The Tapovan Vishnugad hydroelectric plant was damaged by a debris flow
Irfan Rashid, Department of Geoinformatics, University of Kashmir
The 2021 flood in Uttarakhand, India, that resulted in over 200 dead and missing was the result of an avalanche that dropped about 27 million square metres of rock and glacier ice from the nearby Ronti mountain.
On 7 February 2021, residents of the Chamoli district in Uttarakhand saw a plume of dust coming down through the valley followed swiftly by a massive amount of water that damaged two hydropower projects. They extensively filmed the events of that day, broadcasting it in real time.

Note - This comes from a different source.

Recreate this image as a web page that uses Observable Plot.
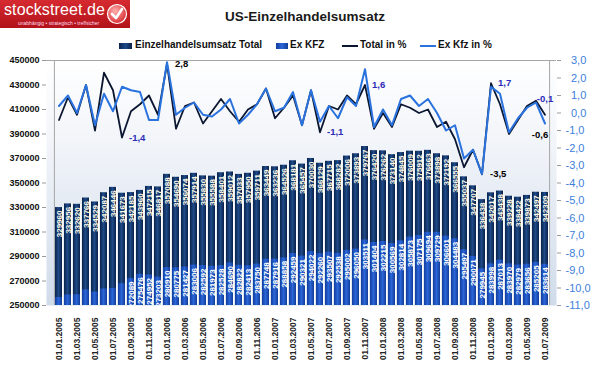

“It’s not that this is the first time that a flood happened, but it is the first time that a flood happened in February. It snows in the region in winter and floods generally happen in the monsoon season which is between June and August,” says Kavita Upadhyay, an independent journalist and water policy expert in India.
Dan Shugar at the University of Calgary in Canada and his colleagues used satellite images and sensor data to trace the source of the flood and found that it was triggered by an avalanche consisting of about 80 per cent bedrock and 20 per cent glacier ice that dropped almost 2 kilometres to the valley below, then continued travelling down, picking up trees and other debris along the way.
“During that descent of something like 3400 metres, the frictional energy that was released in the form of heat was able to melt almost all of the glacier ice and that was what produced all the water that we see in those videos,” says Shugar.
It is unclear if climate change played a role in the disaster, says Marta Chiarle at the Research Institute for Geo-Hydrological Protection (IRPI) in Torino, Italy.
“There is still an ongoing debate about how much climate change can really be considered responsible for these events and whether we can expect more of them or not,” she says.